To make the sauce: Combine the raspberries and honey in a bowl. Mash the raspberries lightly with a fork and stir in the liqueur. Set aside.
Cut the pears in half lengthwise and remove the cores. Squeeze the lemon over the cut sides of the pears to prevent browning. In a shallow bowl, stir together the sugar and cinnamon. Dip the cut sides of the pears in the cinnamon sugar.
Grill the pears, cut side down, directly over medium-high heat until the fruit is grill-marked and the sugar is caramelized, 2 to 4 minutes. Do not allow to char. Using a spatula, turn the pears and grill until tender and heated through, 3 to 4 minutes. If the pears start to char, move them to a cooler part of the grill to cook.

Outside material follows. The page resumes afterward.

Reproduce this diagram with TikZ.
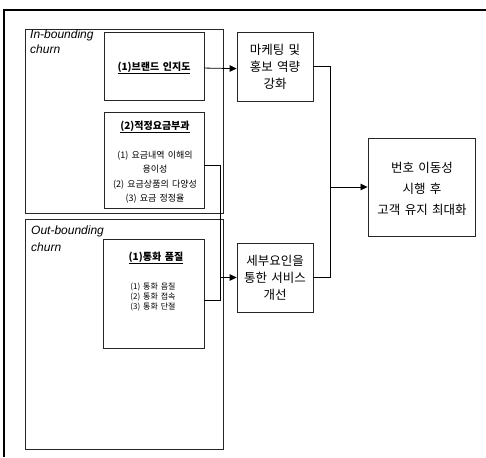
\documentclass[tikz,border=0pt]{standalone}
\usepackage{fontspec}
\setmainfont{Liberation Sans}
\newfontfamily\kr[WordSpace=1.6]{Noto Sans CJK KR}
\usetikzlibrary{arrows.meta,calc}
\tikzset{
  box/.style={draw=black!85, line width=0.7pt, inner sep=0pt},
  frame/.style={draw=black, line width=1.6pt},
  wire/.style={draw=black, line width=0.8pt},
  arr/.style={wire, -{Triangle[length=7pt,width=6.5pt]}},
  lab/.style={inner sep=0pt, align=left, anchor=north west, font=\itshape\fontsize{12}{15}\selectfont},
  head/.style={inner sep=0pt, font=\kr\bfseries\fontsize{10}{12}\selectfont},
  ktext/.style={inner sep=0pt, align=center}
}
\begin{document}
\begin{tikzpicture}[x=1pt,y=-1pt]
\useasboundingbox (0,0) rectangle (486,457);
\fill[white] (0,0) rectangle (486,457);
% outer frame (cut at right and bottom)
\draw[frame] (4,457) -- (4,10) -- (486,10);

% group boxes
\node[box, minimum width=198pt, minimum height=184pt] (inb) at (124,121) {};
\node[box, minimum width=198pt, minimum height=230pt] (outb) at (124,334) {};
\node[lab] (inblab) at (30,30) {In-bounding\\churn};
\node[lab, font=\itshape\fontsize{12}{17}\selectfont] (outblab) at (31,226) {Out-bounding\\churn};

% inner boxes
\node[box, minimum width=100pt, minimum height=68pt] (brand) at (154,66) {};
\node[head] (brandt) at (154,68) {\underline{(1)브랜드 인지도}};

\node[box, minimum width=100pt, minimum height=96pt] (fee) at (154,160) {};
\node[head] (feeh) at (155,127) {\underline{(2)적정요금부과}};
\node[ktext, font=\kr\fontsize{9}{14.5}\selectfont] (feet) at (155,177)
  {(1) 요금내역 이해의\\용이성\\(2) 요금상품의 다양성\\(3) 요금 정정율};

\node[box, minimum width=101pt, minimum height=109pt] (call) at (153.5,293.5) {};
\node[head] (callh) at (156,258) {\underline{(1)통화 품질}};
\node[ktext, font=\kr\fontsize{8}{10}\selectfont] (callt) at (153,297)
  {(1) 통화 음질\\(2) 통화 접속\\(3) 통화 단절};

% middle boxes
\node[box, minimum width=76pt, minimum height=69pt] (mkt) at (275,66.5) {};
\node[ktext, font=\kr\fontsize{12.5}{17}\selectfont] (mktt) at (275,66.5) {마케팅 및\\홍보 역량\\강화};
\node[box, minimum width=76pt, minimum height=69pt] (svc) at (275,277.5) {};
\node[ktext, font=\kr\fontsize{12.5}{17}\selectfont] (svct) at (275,277.5) {세부요인을\\통한 서비스\\개선};

% goal box
\node[box, line width=0.9pt, minimum width=107pt, minimum height=98pt] (goal) at (421.5,187) {};
\node[ktext, font=\kr\fontsize{12.5}{21}\selectfont] (goalt) at (422,189) {번호 이동성\\시행 후\\고객 유지 최대화};

% connectors
\draw[arr] ($(brand.north east)!0.53!(brand.south east)$) -- ($(mkt.north west)!0.53!(mkt.south west)$);

\coordinate (fe) at ($(fee.north east)!0.56!(fee.south east)$);
\coordinate (ce) at ($(call.north east)!0.56!(call.south east)$);
\coordinate (bus1) at (220,0);
\draw[wire] (fe) -- (bus1 |- fe) -- (bus1 |- ce) -- (ce);
\draw[arr] (bus1 |- svc.west) -- (svc.west);

\coordinate (bus2) at (330,0);
\draw[wire] (mkt.east) -- (bus2 |- mkt.east) -- (bus2 |- svc.east) -- (svc.east);
\draw[arr] (bus2 |- goal.west) -- (goal.west);
\end{tikzpicture}
\end{document}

Serve the pears topped with the raspberry sauce and with a scoop of vanilla ice cream alongside, if desired.
Serve the grilled pears with a small glass of pear eau de vie, a clear fruit brandy. You could also use the ea de vie in the sauce in place of the orange liqueur, if you wish and increase the honey to taste.

Pastieciera (Neapolitan Spring cake)
Can be prepared up to a week in advance
Ingredients for the Short Pastry
•    1 cup, 4 Tbs. flour
•    5 oz. butter
•    ½ cup confectioners' sugar
•    3 egg yolks
Directions
Knead the flour, butter, sugar and eggs together quickly. Make a ball of the dough and let rest in the refrigerator for at least one hour.

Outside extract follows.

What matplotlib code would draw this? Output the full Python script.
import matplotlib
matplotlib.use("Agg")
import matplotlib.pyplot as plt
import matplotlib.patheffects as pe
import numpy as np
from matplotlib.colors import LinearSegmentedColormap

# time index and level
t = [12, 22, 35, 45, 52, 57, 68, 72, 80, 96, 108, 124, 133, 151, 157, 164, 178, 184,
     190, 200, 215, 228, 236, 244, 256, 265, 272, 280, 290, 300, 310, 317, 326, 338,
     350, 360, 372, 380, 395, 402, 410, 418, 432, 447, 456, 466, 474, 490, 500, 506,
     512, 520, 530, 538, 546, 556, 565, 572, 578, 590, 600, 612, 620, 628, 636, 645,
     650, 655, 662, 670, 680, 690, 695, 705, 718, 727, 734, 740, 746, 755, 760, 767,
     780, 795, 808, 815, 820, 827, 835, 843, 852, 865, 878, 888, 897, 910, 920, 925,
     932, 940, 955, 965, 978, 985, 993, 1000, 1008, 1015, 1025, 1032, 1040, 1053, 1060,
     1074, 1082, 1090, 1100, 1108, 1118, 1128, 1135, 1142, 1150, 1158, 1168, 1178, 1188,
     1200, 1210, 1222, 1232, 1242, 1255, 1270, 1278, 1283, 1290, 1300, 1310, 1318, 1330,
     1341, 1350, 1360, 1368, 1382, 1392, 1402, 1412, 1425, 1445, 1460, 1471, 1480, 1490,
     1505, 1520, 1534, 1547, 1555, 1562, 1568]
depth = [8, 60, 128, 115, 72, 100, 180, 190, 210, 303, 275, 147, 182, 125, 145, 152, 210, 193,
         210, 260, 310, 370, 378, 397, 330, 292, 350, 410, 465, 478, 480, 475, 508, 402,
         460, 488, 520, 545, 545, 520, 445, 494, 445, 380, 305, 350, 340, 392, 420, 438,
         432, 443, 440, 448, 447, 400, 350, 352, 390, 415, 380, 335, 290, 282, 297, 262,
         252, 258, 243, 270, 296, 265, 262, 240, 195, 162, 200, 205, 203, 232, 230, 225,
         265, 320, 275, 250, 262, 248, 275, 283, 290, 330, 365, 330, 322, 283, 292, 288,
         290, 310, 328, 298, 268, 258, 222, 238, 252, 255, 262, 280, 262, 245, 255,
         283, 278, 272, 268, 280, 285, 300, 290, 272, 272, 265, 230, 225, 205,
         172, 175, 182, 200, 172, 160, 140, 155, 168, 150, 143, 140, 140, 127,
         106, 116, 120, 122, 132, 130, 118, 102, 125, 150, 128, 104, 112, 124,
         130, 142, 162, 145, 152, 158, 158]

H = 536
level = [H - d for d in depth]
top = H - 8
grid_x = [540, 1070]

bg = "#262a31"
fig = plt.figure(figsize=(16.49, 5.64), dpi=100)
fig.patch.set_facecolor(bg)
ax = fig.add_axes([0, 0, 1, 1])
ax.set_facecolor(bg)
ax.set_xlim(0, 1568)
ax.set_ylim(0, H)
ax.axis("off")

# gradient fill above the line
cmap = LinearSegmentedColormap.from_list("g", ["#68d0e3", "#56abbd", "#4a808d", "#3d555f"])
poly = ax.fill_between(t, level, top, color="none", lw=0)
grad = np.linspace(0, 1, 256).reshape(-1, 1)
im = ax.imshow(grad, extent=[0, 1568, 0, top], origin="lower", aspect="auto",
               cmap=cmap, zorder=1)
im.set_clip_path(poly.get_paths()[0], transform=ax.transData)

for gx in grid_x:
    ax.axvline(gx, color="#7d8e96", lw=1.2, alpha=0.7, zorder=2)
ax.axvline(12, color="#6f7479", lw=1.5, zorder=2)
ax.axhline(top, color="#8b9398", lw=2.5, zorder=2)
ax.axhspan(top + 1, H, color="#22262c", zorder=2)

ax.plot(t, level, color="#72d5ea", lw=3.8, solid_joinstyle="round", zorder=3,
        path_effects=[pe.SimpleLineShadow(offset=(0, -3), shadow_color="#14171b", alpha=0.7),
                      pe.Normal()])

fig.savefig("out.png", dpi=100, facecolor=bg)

Ingredients for the Filling
•    1 cup whole-wheat grain/ grana cotta (ready made at Iavarone Brothers, New Hyde Park)
•    1½ qts. milk
•    pinch cinnamon
•    pinch vanilla
•    3 eggs, separated
•    3 oz. candied orange and lemon peel/ cedro (Iavarone Brothers)
•    1 lemon rind
•    salt
•    1 Tbs. orange flower water
•    2 cups ricotta cheese
•    1 oz. butter
•    1 cup sugar
•    1 oz. powdered sugar
Directions
•    Soak the grain for about a week, changing the water daily or buy already soaked at Italian specialty store .

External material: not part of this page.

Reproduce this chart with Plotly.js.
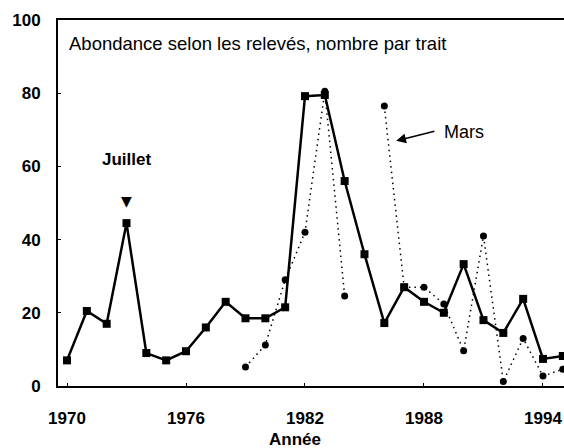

•    Drain and boil with fresh water for 15 minutes Drain and put back in the pot with milk, lemon rind, cinnamon, vanilla, a pinch of salt, and 1 Tbs. of sugar. Bring to a boil, lower and cook over low heat until the milk is absorbed. Remove and discard the lemon rind.
•    Pass the ricotta through a sieve into a mixing bowl. Add the sugar and beat until creamy. Add the two yolks, the grain, diced candied fruits, grated lemon peel, and the orange-flower water. Fold in the beaten egg whites.
Baking the Pastiera
Grease a 12" baking pan with butter and dust with sugar. Line with three quarters of the pastry. Roll out the remaining dough and cut into strips. Arrange the strips over the filling in a lattice design. Brush the strips of dough with egg yolk. Heat the oven to 375° F. and bake the cake for 1½ hours, until the filling sets and the crust is golden brown. Do not remove it from the oven immediately, but let it cool down inside. Sprinkle with powdered sugar before serving with a glass of sweet wine.
If required, the pastiera will keep in the refrigerator for about a week. It is also suitable for freezing.